Camp Cable, Australia was a World War II army training base near Logan Village, Queensland, Australia.

The base was first known as Camp Tamborine but renamed in honour of Sergeant Gerald O. Cable. Constructed in 1942 for the United States Army Forces in Australia (USAFIA), initially for the 32nd Infantry "Red Arrow" Division (United States) preparing for the New Guinea campaign, the base was occupied by various units during the war. Part of the base was an area south of the Albert River for the 155th Station Hospital.

Camp related entertainment was both local and from overseas. A picture theatre and tennis courts were built near the base Headquarters. American comedian Joe E. Brown performed at the 155th Station Hospital in 1943. A song called Once upon a midnite was written at Camp Cable in 1943 for the show Here we go again, produced at the Theatre Royal, Brisbane, in 1944.

A railway branch line to Canungra, operating from 1915-1955, passed through the base where its traffic peaked during the war. Timber getting and a slash pine plantation were the principal activities on the site of the former base after 1945.

=="Red Arrow" units==

===632 Tank Destroyer Battalion===
In August 1942 the 632 TD Battalion moved to the then Camp Tamborine after training on antitank ranges at Camp Mangalore, Victoria. Training intensified with emphasis on beach defence and jungle warfare. On 21 December 1942 the battalion moved to Camp Strathpine near Petrie, Queensland.

==Post war==
===Yarrabilba development===
In 2011 development began of the remaining land not previously subdivided for an urban precinct known as Yarrabilba. Prior to 2012, a public park near the original main entrance of the base along Waterford-Tamborine Road included several memorials of remembrance. In 2012 these memorials were moved to the grounds of the Logan Village RSL, situated along Quinzeh Creek Road, to make way for the development's road works.
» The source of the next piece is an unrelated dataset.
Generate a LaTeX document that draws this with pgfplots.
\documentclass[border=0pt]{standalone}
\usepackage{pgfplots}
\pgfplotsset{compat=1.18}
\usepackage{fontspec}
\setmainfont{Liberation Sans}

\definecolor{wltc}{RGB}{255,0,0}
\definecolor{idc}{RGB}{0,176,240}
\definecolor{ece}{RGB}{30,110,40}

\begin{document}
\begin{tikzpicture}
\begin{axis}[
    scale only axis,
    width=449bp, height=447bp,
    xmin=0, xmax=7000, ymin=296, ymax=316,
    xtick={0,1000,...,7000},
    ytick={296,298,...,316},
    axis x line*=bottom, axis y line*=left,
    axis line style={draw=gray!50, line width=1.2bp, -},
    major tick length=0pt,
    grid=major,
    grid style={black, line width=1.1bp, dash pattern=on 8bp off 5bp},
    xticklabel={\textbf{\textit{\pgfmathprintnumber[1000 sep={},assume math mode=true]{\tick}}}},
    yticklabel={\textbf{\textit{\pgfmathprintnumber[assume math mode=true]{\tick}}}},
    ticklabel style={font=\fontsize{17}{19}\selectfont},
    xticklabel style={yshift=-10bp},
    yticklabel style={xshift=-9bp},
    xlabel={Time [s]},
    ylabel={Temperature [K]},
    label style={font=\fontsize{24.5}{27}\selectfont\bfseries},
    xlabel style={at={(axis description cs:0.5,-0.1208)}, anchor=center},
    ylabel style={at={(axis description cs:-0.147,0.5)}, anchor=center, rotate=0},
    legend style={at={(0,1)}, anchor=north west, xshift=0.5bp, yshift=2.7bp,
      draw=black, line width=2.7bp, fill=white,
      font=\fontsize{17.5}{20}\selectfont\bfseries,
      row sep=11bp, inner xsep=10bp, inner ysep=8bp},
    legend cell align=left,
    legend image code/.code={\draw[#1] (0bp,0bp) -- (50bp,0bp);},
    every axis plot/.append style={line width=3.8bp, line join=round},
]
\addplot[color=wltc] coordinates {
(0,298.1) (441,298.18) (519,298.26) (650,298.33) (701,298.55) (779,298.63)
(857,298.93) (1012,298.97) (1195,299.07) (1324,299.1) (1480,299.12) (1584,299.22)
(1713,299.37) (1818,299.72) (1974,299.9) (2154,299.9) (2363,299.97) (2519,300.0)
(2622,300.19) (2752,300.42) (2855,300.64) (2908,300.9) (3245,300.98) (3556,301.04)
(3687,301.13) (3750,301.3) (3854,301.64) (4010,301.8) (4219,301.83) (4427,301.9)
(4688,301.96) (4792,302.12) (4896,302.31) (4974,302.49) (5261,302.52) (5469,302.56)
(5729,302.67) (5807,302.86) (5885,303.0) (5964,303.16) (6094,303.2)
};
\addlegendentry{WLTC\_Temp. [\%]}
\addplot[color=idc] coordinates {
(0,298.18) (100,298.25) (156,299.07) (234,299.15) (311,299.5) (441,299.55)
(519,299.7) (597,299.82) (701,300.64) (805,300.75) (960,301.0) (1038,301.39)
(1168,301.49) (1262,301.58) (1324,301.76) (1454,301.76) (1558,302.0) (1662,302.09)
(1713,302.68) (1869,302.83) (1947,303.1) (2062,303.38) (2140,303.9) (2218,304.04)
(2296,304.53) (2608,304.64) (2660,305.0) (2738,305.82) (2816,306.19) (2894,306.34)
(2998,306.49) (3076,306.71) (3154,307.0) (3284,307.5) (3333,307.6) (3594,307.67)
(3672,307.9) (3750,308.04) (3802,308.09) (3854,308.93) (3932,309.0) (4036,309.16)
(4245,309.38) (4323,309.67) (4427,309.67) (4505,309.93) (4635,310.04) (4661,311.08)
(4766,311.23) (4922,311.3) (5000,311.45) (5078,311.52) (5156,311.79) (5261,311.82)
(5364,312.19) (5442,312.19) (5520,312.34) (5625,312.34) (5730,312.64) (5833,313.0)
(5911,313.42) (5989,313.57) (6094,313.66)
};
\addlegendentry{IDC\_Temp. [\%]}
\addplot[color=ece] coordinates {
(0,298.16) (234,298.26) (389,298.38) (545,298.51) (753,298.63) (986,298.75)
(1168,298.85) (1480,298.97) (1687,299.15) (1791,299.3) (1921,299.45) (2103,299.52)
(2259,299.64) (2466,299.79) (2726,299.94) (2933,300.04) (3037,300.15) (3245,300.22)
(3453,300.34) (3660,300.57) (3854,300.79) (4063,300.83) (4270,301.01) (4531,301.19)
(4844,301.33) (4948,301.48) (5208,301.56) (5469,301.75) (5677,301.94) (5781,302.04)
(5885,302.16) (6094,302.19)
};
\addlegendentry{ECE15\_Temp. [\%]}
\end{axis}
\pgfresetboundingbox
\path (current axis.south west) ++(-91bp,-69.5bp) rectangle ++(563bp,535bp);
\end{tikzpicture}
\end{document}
===Archaeological field school===
The School of Social Science at the University of Queensland conducted its first archaeological field school in south-east Queensland at the former Camp Cable site in 2015. The site offers opportunities for field work on World War II history over an extended period, possibly around 10 years, depending on Yarrabilba's development. One aim is to excavate building remains for finds belonging to individuals present during the war era, which can be added to historical collections such as the Queensland Museum.